Cherishing his solitude, but wanting to “offer kindness in a world that was largely shorn of kindness,” Hewitt takes the girl in. Jessica is bright, mordantly witty and unpredictably violent, and she makes his life interesting. But not so interesting that he doesn’t take notice of a radical change in Emily’s life, one that just might give him an opening to walk back into it.
A love that endures 23 years of separation? For many readers, this may seem like Wuthering Heights territory — and indeed, when Hewitt declares his feelings, his language recalls that of Emily Brontë. (“You’ve never left me . . . I’m a middle-aged man who knows better but still believe you’re my twin, my missing half.”) As Lent is narrator puts it, “Passion has no degrees. It’s either the wildfire burning in your heart or it’s nothing.”
Anyone can write a love story, but it takes a real artist to bring us inside this sort of romantic madness. Lent pulls it off by using extended flashbacks to show us Hewitt and Emily’s relationship as it progressed from idyllic meeting to last farewell.

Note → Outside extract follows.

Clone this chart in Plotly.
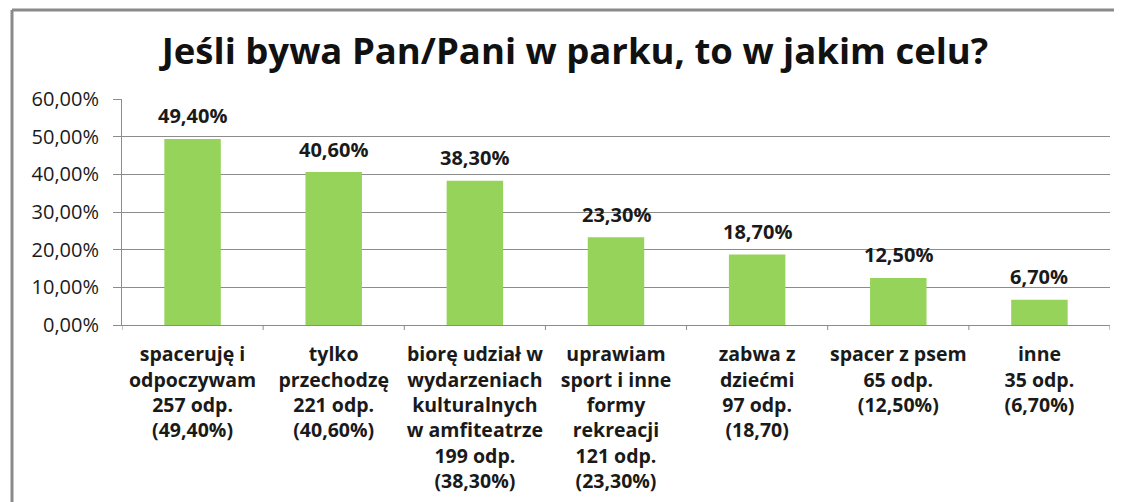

Their story starts in the summer of ’76, and its course resembles that of the nation’s: a last gasp of dope-fueled, ’60s-style bacchanalia, followed by the setting in of harsh realities. Extreme as it is, Hewitt’s refusal to live in the present resonates with anyone who’s ever regretted the passing of a time when everything seemed possible.
Lent’s prose has two registers. One is solemn, third-person narrative with long sentences and sparse punctuation — a self-consciously modernist style that can dip close to stream of consciousness. The other is dialogue that’s rich, colorful, colloquial and often funny, whether Lent is conveying Jessica’s Southernisms, the Irish-tinged speech of Hewitt’s mother or the laconic, lock-jawed talk of his farmer neighbors. Though the narrative passages are highly mannered, somehow the combination works. Lent can rise to Joycean heights, as when he evokes the power of memory in Hewitt’s inner life: “It was no mystery that those long days of young adulthood would stand in vivid contrast to the otherwise downpouring of the years — not only moments but entire days etched forever vivid as if that very morning.”
More than a love story, A Peculiar Grace is an old-fashioned Künstlerroman, or tale of an artist — one whose sense of loss drives him first to despair and drink, then to his art, then back to despair, in a seemingly unbreakable cycle. (To increase the sense of repetition, we learn that Hewitt’s deceased father was a reclusive painter whose early life was also shaped by traumatic loss.) Time and time again, Hewitt retires from the chaos of life to his forge, “where things could be reshaped. Or find the shape they sought. Or his shape found within them.”
And perhaps that’s where Lent should have left it. Instead, he struggles to give Hewitt’s story a conventional dramatic resolution by piling on family soap operas, emotional blowups and an ending that reads way too much like self-indulgence, with none of the flintiness of the novel’s opening pages.
There are the makings of a shorter, better book here, one that would evoke but never embrace Hewitt’s self-absorption. Lent can’t always resist the temptation to make his characters iconic, larger than life, which doesn’t serve them well. Still, for some passages alone — ones where Lent deftly interweaves landscape and feeling and the stark material details of life on a dirt-road farm — A Peculiar Grace should be considered a great Vermont novel. It captures the cast of the light, the bite of the wind and the conflict between old ways and new. And for that, we can forgive the author for rambling past closing time.